The official Tax Freedom Day doesn't include government spending, only government revenue. That's because the federal government is running a budget deficit that will be paid by future generations. If Americans worked to pay off all spending this year, Tax Freedom Day would be May 8. (Source: "Tax Freedom Day," Tax Foundation. "Tax Freedom Day," Yahoo Finance.)

Calculate Your Personal Tax Freedom Day

Tax Freedom Day represents the American people as a whole. So what's your personal Tax Freedom Day? Here's an easy way to calculate it for any previous year. You'll have all the information you need when you pay your taxes. First, add up your total state and federal tax obligations. Next, find your adjusted gross income. Divide the taxes by the income to get a percentage.

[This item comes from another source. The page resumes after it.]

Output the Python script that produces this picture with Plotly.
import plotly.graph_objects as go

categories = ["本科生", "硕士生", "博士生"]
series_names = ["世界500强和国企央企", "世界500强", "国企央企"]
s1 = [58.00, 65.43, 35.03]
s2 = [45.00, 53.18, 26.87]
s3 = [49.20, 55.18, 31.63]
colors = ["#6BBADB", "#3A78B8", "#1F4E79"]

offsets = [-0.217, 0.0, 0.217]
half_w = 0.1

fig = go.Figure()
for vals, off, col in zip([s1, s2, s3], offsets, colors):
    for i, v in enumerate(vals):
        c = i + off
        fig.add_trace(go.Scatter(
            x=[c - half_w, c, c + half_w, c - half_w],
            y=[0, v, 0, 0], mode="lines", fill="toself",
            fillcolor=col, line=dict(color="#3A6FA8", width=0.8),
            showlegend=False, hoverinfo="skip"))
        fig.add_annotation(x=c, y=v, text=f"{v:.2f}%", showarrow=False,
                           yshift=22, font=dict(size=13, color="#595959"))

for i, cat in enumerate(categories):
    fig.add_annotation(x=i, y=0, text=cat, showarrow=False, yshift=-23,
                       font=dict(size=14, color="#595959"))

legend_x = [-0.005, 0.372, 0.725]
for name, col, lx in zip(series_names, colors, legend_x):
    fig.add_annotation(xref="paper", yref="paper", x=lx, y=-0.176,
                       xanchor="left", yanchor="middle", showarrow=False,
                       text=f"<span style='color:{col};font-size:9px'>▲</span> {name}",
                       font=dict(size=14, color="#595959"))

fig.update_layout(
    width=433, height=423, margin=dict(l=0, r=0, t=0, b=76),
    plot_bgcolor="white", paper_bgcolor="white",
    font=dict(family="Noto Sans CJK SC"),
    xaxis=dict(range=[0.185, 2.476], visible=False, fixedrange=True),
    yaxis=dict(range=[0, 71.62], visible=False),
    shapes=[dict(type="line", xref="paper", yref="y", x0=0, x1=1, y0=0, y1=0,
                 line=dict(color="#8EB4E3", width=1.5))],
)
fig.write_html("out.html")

Now multiply that percentage by 365, the number of days in the year. You will get the number of days it takes to pay off your tax bill. Enter that number into this calculator. That's your personal Tax Freedom Day.

Is It Worth It?

Government budget spending is usually such a large number, it’s hard to relate to your everyday life. Converting budget spending into days worked makes it easier to wrap your head around. With a better picture of your tax burden, you may think that it’s too high.

Americans pay more in taxes than they spend on food, clothing and shelter combined. Now that you know how much of your life is spent paying for government spending, it raises an important question. Do you feel you are getting your money's worth? For more, see Why Do We Have to Pay Taxes? and How Your Tax Dollars Are Spent.

Why Does Tax Freedom Day Change?

Tax Freedom Day® 2016 is the same as 2015. Both are the latest in the past six years.

  • April 24, 2015
  • April 21, 2014
  • April 18, 2013
  • April 17, 2012
  • April 12, 2011  
  • April 9, 2010

Why does Tax Freedom Day keep getting later?  More revenue is being collected by the government now than in 2010. Americans pay more taxes now because more people are working. Total tax receipts are higher, which makes Tax Freedom Day later.

Another reason Tax Freedom Day is later was because taxpayers got a break in 2009 due to the economic stimulus package.

It included tax reductions to give consumers more money to spend and stimulate economic recovery. 

Tax Freedom Day can also get earlier. It's six days earlier than in 2007 before the 2008 financial crisis. Americans pay less in taxes now than in 2002. That's when the first of the Bush tax cuts were passed.

The latest Tax Freedom Day on record occurred on May 1, 2000. This was right before the 2001 recession, when tax rates were higher. On average, families paid 33 percent of total income in state, local and federal taxes.